Nei due decenni successivi, in quello che viene ricordato come il secondo tempo del “Caso Svevo”, eminenti critici come Marziano Guglielminetti, Gianfranco Contini, Bruno Maier e Geno Pampaloni consacrano l’opera sveviana come una dei più alti risultati della letteratura otto-novecentesca, e va ad essi il merito di averne saputo cogliere i punti nevralgici. Guglieminetti 12 afferma che l’opera sveviana è una scrupolosa ricerca analitica effettuata attraverso un monologo interiore; Maier 13 fa emergere le profonde affinità tra la personalità dell’autore ed il suo impegno, mentre Pampaloni 14 riconosce a Svevo una tagliente ironia e la capacità d’aver affrescato l’alienazione tra uomo-società-destino.

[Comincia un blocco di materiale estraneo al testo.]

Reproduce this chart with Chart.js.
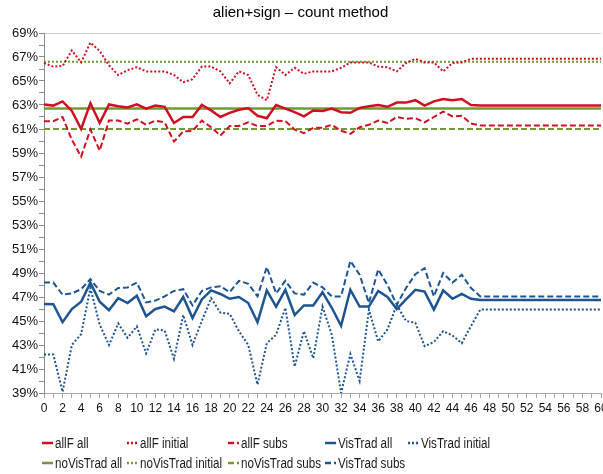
<!DOCTYPE html>
<html>
<head>
<meta charset="utf-8">
<script src="https://cdn.jsdelivr.net/npm/chart.js@4.4.0/dist/chart.umd.min.js"></script>
<style>
  html, body { margin: 0; padding: 0; background: #fff; overflow: hidden; }
  #wrap { position: relative; width: 603px; height: 474px; }
  #legend { position: absolute; left: 0; top: 0; width: 603px; height: 474px;
    font-family: 'Liberation Sans Narrow', 'Liberation Sans', Arial, sans-serif;
    font-size: 14px; color: #1a1a1a; }
  .item { position: absolute; display: flex; align-items: center; white-space: nowrap; height: 16px; }
  .item svg { margin-right: 2px; }
  .item span { display: inline-block; transform: scaleX(0.83); transform-origin: left center; }
</style>
</head>
<body>
<div id="wrap">
  <canvas id="chart" width="603" height="474"></canvas>
  <div id="legend"></div>
</div>
<script>
// x categories
const xLabels = ['0','1','2','3','4','5','6','7','8','9','10','11','12','13','14','15','16','17','18','19','20',
  '21','22','23','24','25','26','27','28','29','30','31','32','33','34','35','36','37','38','39','40',
  '41','42','43','44','45','46','47','48','49','50','51','52','53','54','55','56','57','58','59','60'];

// series values (%)
const allFAll = [63.05,62.95,63.3,62.5,61.0,63.15,61.5,63.05,62.9,62.8,63.05,62.7,62.95,62.85,61.5,62.0,62.0,63.0,62.55,62.0,
  62.35,62.6,62.75,62.1,61.9,63.0,62.7,62.4,62.05,62.55,62.5,62.7,62.4,62.35,62.75,62.9,63.0,62.85,63.2,63.2,
  63.4,62.95,63.3,63.5,63.4,63.5,63.0,62.95,62.95,62.95,62.95,62.95,62.95,62.95,62.95,62.95,62.95,62.95,62.95,62.95,62.95];
const allFInitial = [66.5,66.2,66.25,67.55,66.55,68.2,67.5,66.3,65.5,65.9,66.15,65.8,65.8,65.8,65.5,64.9,65.15,66.2,66.2,65.8,
  64.8,65.8,65.5,63.85,63.4,66.15,65.5,66.1,65.6,65.8,65.8,65.8,66.1,66.55,66.55,66.55,66.2,66.15,65.8,66.5,
  66.85,66.55,66.55,65.8,66.5,66.55,66.85,66.85,66.85,66.85,66.85,66.85,66.85,66.85,66.85,66.85,66.85,66.85,66.85,66.85,66.85];
const allFSubs = [61.65,61.65,62.0,60.1,58.7,60.95,59.2,61.7,61.7,61.45,61.8,61.35,61.7,61.55,59.95,60.8,60.85,61.7,61.15,60.45,
  61.25,61.25,61.55,61.25,61.25,61.7,61.65,60.95,60.65,61.1,61.1,61.35,60.85,60.6,61.15,61.35,61.7,61.5,62.0,61.85,
  61.9,61.55,62.0,62.45,62.05,62.1,61.45,61.3,61.3,61.3,61.3,61.3,61.3,61.3,61.3,61.3,61.3,61.3,61.3,61.3,61.3];
const visTradAll = [46.42,46.4,44.9,46.0,46.6,48.2,46.6,45.9,46.9,46.5,47.1,45.4,46.0,46.2,45.8,47.0,45.25,46.8,47.55,47.25,
  46.85,47.0,46.5,44.9,47.55,46.2,47.6,45.5,46.3,46.3,47.4,46.1,44.6,47.6,46.2,46.2,47.5,47.0,46.0,46.8,
  47.6,47.45,45.95,47.55,46.85,47.25,46.85,46.75,46.75,46.75,46.75,46.75,46.75,46.75,46.75,46.75,46.75,46.75,46.75,46.75,46.75];
const visTradInitial = [42.2,42.2,39.1,43.0,43.9,47.75,44.7,43.0,44.8,43.6,44.55,42.3,44.3,44.2,41.85,45.5,43.0,45.0,46.9,45.7,
  45.6,44.15,43.0,39.7,43.15,43.85,46.1,41.2,44.15,41.9,46.2,43.85,39.0,42.25,40.0,45.95,43.3,44.3,46.35,45.0,
  44.85,42.9,43.25,44.15,43.8,43.15,44.6,45.95,45.95,45.95,45.95,45.95,45.95,45.95,45.95,45.95,45.95,45.95,45.95,45.95,45.95];
const visTradSubs = [48.2,48.2,47.2,47.3,47.65,48.5,47.5,47.2,47.75,47.8,48.2,46.55,46.7,47.05,47.5,47.65,46.3,47.5,47.8,47.9,
  47.4,48.35,48.1,47.05,49.5,47.3,48.35,47.3,47.2,48.2,47.8,47.05,47.05,50.0,48.85,46.5,49.3,48.0,46.35,47.75,
  48.9,49.4,47.05,49.0,48.2,48.85,47.75,47.05,47.05,47.05,47.05,47.05,47.05,47.05,47.05,47.05,47.05,47.05,47.05,47.05,47.05];
const noVisTradAll = [62.7,62.7,62.7,62.7,62.7,62.7,62.7,62.7,62.7,62.7,62.7,62.7,62.7,62.7,62.7,62.7,62.7,62.7,62.7,62.7,
  62.7,62.7,62.7,62.7,62.7,62.7,62.7,62.7,62.7,62.7,62.7,62.7,62.7,62.7,62.7,62.7,62.7,62.7,62.7,62.7,
  62.7,62.7,62.7,62.7,62.7,62.7,62.7,62.7,62.7,62.7,62.7,62.7,62.7,62.7,62.7,62.7,62.7,62.7,62.7,62.7,62.7];
const noVisTradInitial = [66.6,66.6,66.6,66.6,66.6,66.6,66.6,66.6,66.6,66.6,66.6,66.6,66.6,66.6,66.6,66.6,66.6,66.6,66.6,66.6,
  66.6,66.6,66.6,66.6,66.6,66.6,66.6,66.6,66.6,66.6,66.6,66.6,66.6,66.6,66.6,66.6,66.6,66.6,66.6,66.6,
  66.6,66.6,66.6,66.6,66.6,66.6,66.6,66.6,66.6,66.6,66.6,66.6,66.6,66.6,66.6,66.6,66.6,66.6,66.6,66.6,66.6];
const noVisTradSubs = [61.0,61.0,61.0,61.0,61.0,61.0,61.0,61.0,61.0,61.0,61.0,61.0,61.0,61.0,61.0,61.0,61.0,61.0,61.0,61.0,
  61.0,61.0,61.0,61.0,61.0,61.0,61.0,61.0,61.0,61.0,61.0,61.0,61.0,61.0,61.0,61.0,61.0,61.0,61.0,61.0,
  61.0,61.0,61.0,61.0,61.0,61.0,61.0,61.0,61.0,61.0,61.0,61.0,61.0,61.0,61.0,61.0,61.0,61.0,61.0,61.0,61.0];

const RED = '#cf1020', BLUE = '#1d5592', GREEN = '#6f9a38';
const SOLID = [], DOT = [2, 2], DASH = [6, 3];

function series(label, data, color, dash) {
  return {
    label: label, data: data, borderColor: color, backgroundColor: color,
    borderWidth: dash.length ? 2 : 2.5, borderDash: dash, borderCapStyle: 'butt',
    pointRadius: 0, tension: 0, fill: false
  };
}

const datasets = [
  series('allF all', allFAll, RED, SOLID),
  series('allF initial', allFInitial, RED, DOT),
  series('allF subs', allFSubs, RED, DASH),
  series('VisTrad all', visTradAll, BLUE, SOLID),
  series('VisTrad initial', visTradInitial, BLUE, DOT),
  series('noVisTrad all', noVisTradAll, GREEN, SOLID),
  series('noVisTrad initial', noVisTradInitial, GREEN, DOT),
  series('noVisTrad subs', noVisTradSubs, GREEN, DASH),
  series('VisTrad subs', visTradSubs, BLUE, DASH)
];

const FONT = "'Liberation Sans', Arial, sans-serif";

new Chart(document.getElementById('chart').getContext('2d'), {
  type: 'line',
  data: { labels: xLabels, datasets: datasets },
  options: {
    responsive: false,
    animation: false,
    devicePixelRatio: 1,
    layout: { padding: { left: 0, right: 2, top: 0, bottom: 51 } },
    plugins: {
      legend: { display: false },
      tooltip: { enabled: false },
      title: {
        display: true,
        text: 'alien+sign – count method',
        color: '#000',
        font: { family: FONT, size: 15, weight: 'normal' },
        padding: { top: 4, bottom: 11 }
      }
    },
    scales: {
      x: {
        type: 'category',
        offset: false,
        grid: { drawOnChartArea: false, tickColor: '#a6a6a6', tickLength: 5 },
        border: { display: true, color: '#a6a6a6' },
        ticks: {
          autoSkip: false, maxRotation: 0, color: '#111', padding: 3,
          font: { family: FONT, size: 12 },
          callback: function (v, i) { return i % 2 === 0 ? xLabels[i] : ''; }
        },
        afterFit: function (scale) { scale.height = 30; scale.paddingRight = 0; }
      },
      y: {
        min: 39, max: 69,
        grid: {
          drawOnChartArea: true, tickLength: 5, tickColor: '#8c8c8c',
          color: function (c) { return c.tick && c.tick.value === 69 ? '#cccccc' : 'rgba(0,0,0,0)'; }
        },
        border: { display: true, color: '#8c8c8c' },
        ticks: {
          stepSize: 1, autoSkip: false, maxTicksLimit: 40, color: '#111', padding: 1,
          font: { family: FONT, size: 13 },
          callback: function (v) { return (v - 39) % 2 === 0 ? v + '%' : ''; }
        },
        afterFit: function (scale) { scale.width = 44; }
      }
    }
  }
});

// legend in Excel-like columns
const legendCols = [42, 127, 228, 325, 408];
const legendRows = [443, 463];
const legend = document.getElementById('legend');
datasets.forEach(function (ds, i) {
  const row = i < 5 ? 0 : 1, col = i < 5 ? i : i - 5;
  const el = document.createElement('div');
  el.className = 'item';
  el.style.left = legendCols[col] + 'px';
  el.style.top = (legendRows[row] - 8) + 'px';
  const dash = ds.borderDash.length ? ' stroke-dasharray="' + ds.borderDash.join(' ') + '"' : '';
  el.innerHTML = '<svg width="11" height="4"><line x1="0" y1="2" x2="11" y2="2" stroke="' + ds.borderColor +
    '" stroke-width="2.5"' + dash + '/></svg><span>' + ds.label + '</span>';
  legend.appendChild(el);
});
</script>
</body>
</html>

Tra gli anni ’70 ed ’80 placate le perplessità sulla statura artistica di Svevo, tre correnti critiche si dividono il campo d’indagine per meglio approfondirlo, quella Psicanalitica si preoccupa di rintracciare la vena freudiana de “La Coscienza di Zeno” e risponde a nomi come: Mario Fusco 15, Gabriella Contini 16, Mario Lavagetto 17 e Giacinto Spagnoletti18; quella Marxista con Giorgio Luti 19, Arcangelo Leone De Castris 20 e Sandro Maxia 21 pone l’attenzione sul rapporto tra lo scrittore e la società del suo tempo mentre quella Strutturalistica si interessa dell’aspetto puramente formale degli scritti, filone seguito particolarmente da Eduardo Saccone 22.
Anche se ormai da tempo il “Caso Svevo” si è concluso la critica non ha mai, però, perso interesse per lo scrittore, tanto che ancora oggi famose ed autorevoli voci rivolgono i loro studi a questo autore; ironico manifesto di tutte le parole spese fin qui è la stessa divertita meraviglia suscitata da tanto dibattito nello stesso Svevo che commentò a tal proposito: “La critica ha un aspetto tanto buffo che mi dispiace d’averla provocata”23.
Oggi, dopo più di un secolo, quel pezzo d’aglio è stato finalmente assimilato, in fondo l’aglio ha per peculiarità la difficile digestione, ma nel tempo i suoi effetti terapeutici non mancano, ed è in pratica la stessa sorte capitata all’opera sveviana.